======== Data for processing

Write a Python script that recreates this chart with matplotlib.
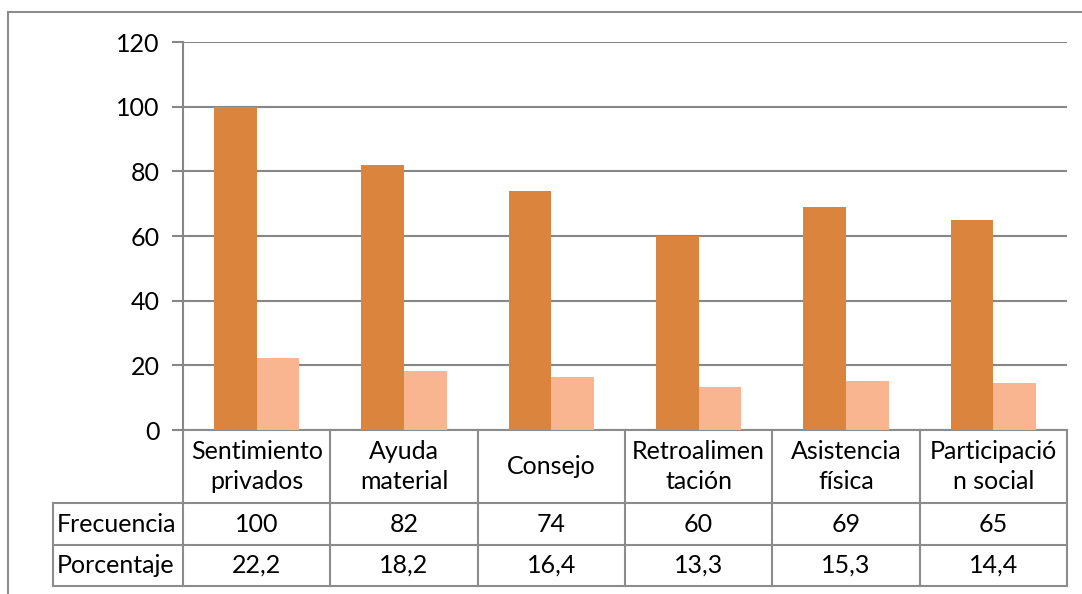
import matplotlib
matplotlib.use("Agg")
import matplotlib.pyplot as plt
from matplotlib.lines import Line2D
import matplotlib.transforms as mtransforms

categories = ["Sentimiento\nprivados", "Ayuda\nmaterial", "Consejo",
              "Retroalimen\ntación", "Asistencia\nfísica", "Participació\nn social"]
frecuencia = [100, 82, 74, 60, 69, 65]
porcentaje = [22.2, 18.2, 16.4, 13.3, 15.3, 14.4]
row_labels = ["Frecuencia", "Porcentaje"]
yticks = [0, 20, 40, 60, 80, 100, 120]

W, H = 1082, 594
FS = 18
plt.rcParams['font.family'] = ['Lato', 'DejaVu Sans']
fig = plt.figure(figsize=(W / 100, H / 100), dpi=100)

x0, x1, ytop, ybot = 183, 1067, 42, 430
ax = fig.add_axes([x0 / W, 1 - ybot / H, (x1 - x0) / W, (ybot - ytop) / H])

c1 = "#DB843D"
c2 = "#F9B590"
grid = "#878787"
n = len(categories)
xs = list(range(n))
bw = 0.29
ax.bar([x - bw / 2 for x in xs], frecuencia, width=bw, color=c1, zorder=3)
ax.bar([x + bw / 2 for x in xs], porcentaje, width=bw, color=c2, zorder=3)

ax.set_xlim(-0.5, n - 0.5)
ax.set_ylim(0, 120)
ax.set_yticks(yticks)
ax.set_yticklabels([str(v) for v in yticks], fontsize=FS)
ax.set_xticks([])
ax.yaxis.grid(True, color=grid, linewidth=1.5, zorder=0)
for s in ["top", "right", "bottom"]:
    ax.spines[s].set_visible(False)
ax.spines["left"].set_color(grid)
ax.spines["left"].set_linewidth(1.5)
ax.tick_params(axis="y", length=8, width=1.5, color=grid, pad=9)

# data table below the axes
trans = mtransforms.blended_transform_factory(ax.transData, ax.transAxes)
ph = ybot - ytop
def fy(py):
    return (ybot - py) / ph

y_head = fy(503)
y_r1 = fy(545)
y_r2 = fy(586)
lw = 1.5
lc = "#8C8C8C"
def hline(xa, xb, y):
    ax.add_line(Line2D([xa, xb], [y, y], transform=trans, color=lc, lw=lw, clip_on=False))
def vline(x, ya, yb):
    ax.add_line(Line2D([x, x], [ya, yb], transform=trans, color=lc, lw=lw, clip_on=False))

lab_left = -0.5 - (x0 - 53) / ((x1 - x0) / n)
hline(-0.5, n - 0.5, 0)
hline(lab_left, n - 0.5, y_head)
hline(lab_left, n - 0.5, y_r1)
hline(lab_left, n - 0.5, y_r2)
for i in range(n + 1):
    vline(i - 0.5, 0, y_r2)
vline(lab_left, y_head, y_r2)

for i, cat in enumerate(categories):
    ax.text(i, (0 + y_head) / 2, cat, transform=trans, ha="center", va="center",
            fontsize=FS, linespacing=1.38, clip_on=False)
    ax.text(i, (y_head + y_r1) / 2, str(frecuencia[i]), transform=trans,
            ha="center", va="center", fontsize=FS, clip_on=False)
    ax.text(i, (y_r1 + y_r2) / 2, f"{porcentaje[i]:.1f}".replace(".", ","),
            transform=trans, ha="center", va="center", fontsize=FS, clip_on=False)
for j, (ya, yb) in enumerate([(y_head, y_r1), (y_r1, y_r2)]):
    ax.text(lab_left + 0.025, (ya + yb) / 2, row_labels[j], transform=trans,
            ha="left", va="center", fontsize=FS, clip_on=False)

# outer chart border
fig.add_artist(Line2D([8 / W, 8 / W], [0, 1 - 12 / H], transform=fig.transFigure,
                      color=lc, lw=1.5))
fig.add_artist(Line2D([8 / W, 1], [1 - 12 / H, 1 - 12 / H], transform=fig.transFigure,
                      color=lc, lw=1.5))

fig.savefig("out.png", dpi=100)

================
======== Data for processing

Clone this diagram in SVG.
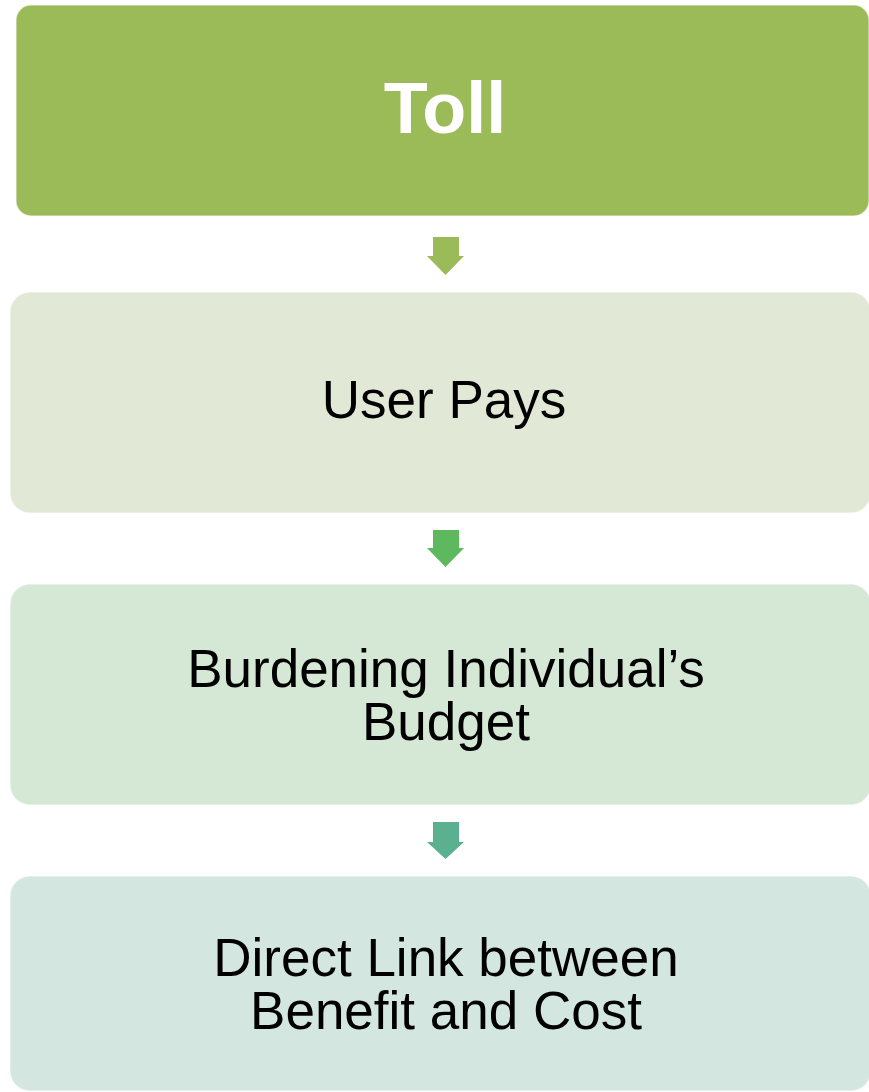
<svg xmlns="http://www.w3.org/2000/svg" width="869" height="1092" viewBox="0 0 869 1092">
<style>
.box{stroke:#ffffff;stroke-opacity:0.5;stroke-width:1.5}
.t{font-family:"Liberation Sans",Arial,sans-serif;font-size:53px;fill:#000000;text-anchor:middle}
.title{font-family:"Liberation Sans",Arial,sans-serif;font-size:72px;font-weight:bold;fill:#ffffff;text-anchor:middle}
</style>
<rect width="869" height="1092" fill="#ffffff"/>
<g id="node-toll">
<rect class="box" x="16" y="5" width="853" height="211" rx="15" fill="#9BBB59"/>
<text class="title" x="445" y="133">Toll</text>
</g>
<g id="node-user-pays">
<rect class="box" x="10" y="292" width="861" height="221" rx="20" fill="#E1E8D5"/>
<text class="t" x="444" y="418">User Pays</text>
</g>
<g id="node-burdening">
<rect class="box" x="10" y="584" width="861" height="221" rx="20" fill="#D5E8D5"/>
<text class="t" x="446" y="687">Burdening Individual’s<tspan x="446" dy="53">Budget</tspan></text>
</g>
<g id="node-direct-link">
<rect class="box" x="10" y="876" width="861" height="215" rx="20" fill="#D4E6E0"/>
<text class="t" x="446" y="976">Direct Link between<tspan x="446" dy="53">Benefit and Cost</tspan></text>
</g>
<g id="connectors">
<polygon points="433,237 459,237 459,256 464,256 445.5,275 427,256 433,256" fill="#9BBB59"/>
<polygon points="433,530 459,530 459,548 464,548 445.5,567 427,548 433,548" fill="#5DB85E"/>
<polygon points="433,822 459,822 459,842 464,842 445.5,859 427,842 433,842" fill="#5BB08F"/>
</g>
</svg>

================

◆ Exercise objective ◆
Look above for the line with "Write a Python" and the line with "vline(lab_left, y_head, y_r2)", then copy exactly the lines from the first through the second, both kept, with no pictures.

◆ Task response ◆
Write a Python script that recreates this chart with matplotlib.
import matplotlib
matplotlib.use("Agg")
import matplotlib.pyplot as plt
from matplotlib.lines import Line2D
import matplotlib.transforms as mtransforms

categories = ["Sentimiento\nprivados", "Ayuda\nmaterial", "Consejo",
              "Retroalimen\ntación", "Asistencia\nfísica", "Participació\nn social"]
frecuencia = [100, 82, 74, 60, 69, 65]
porcentaje = [22.2, 18.2, 16.4, 13.3, 15.3, 14.4]
row_labels = ["Frecuencia", "Porcentaje"]
yticks = [0, 20, 40, 60, 80, 100, 120]

W, H = 1082, 594
FS = 18
plt.rcParams['font.family'] = ['Lato', 'DejaVu Sans']
fig = plt.figure(figsize=(W / 100, H / 100), dpi=100)

x0, x1, ytop, ybot = 183, 1067, 42, 430
ax = fig.add_axes([x0 / W, 1 - ybot / H, (x1 - x0) / W, (ybot - ytop) / H])

c1 = "#DB843D"
c2 = "#F9B590"
grid = "#878787"
n = len(categories)
xs = list(range(n))
bw = 0.29
ax.bar([x - bw / 2 for x in xs], frecuencia, width=bw, color=c1, zorder=3)
ax.bar([x + bw / 2 for x in xs], porcentaje, width=bw, color=c2, zorder=3)

ax.set_xlim(-0.5, n - 0.5)
ax.set_ylim(0, 120)
ax.set_yticks(yticks)
ax.set_yticklabels([str(v) for v in yticks], fontsize=FS)
ax.set_xticks([])
ax.yaxis.grid(True, color=grid, linewidth=1.5, zorder=0)
for s in ["top", "right", "bottom"]:
    ax.spines[s].set_visible(False)
ax.spines["left"].set_color(grid)
ax.spines["left"].set_linewidth(1.5)
ax.tick_params(axis="y", length=8, width=1.5, color=grid, pad=9)

# data table below the axes
trans = mtransforms.blended_transform_factory(ax.transData, ax.transAxes)
ph = ybot - ytop
def fy(py):
    return (ybot - py) / ph

y_head = fy(503)
y_r1 = fy(545)
y_r2 = fy(586)
lw = 1.5
lc = "#8C8C8C"
def hline(xa, xb, y):
    ax.add_line(Line2D([xa, xb], [y, y], transform=trans, color=lc, lw=lw, clip_on=False))
def vline(x, ya, yb):
    ax.add_line(Line2D([x, x], [ya, yb], transform=trans, color=lc, lw=lw, clip_on=False))

lab_left = -0.5 - (x0 - 53) / ((x1 - x0) / n)
hline(-0.5, n - 0.5, 0)
hline(lab_left, n - 0.5, y_head)
hline(lab_left, n - 0.5, y_r1)
hline(lab_left, n - 0.5, y_r2)
for i in range(n + 1):
    vline(i - 0.5, 0, y_r2)
vline(lab_left, y_head, y_r2)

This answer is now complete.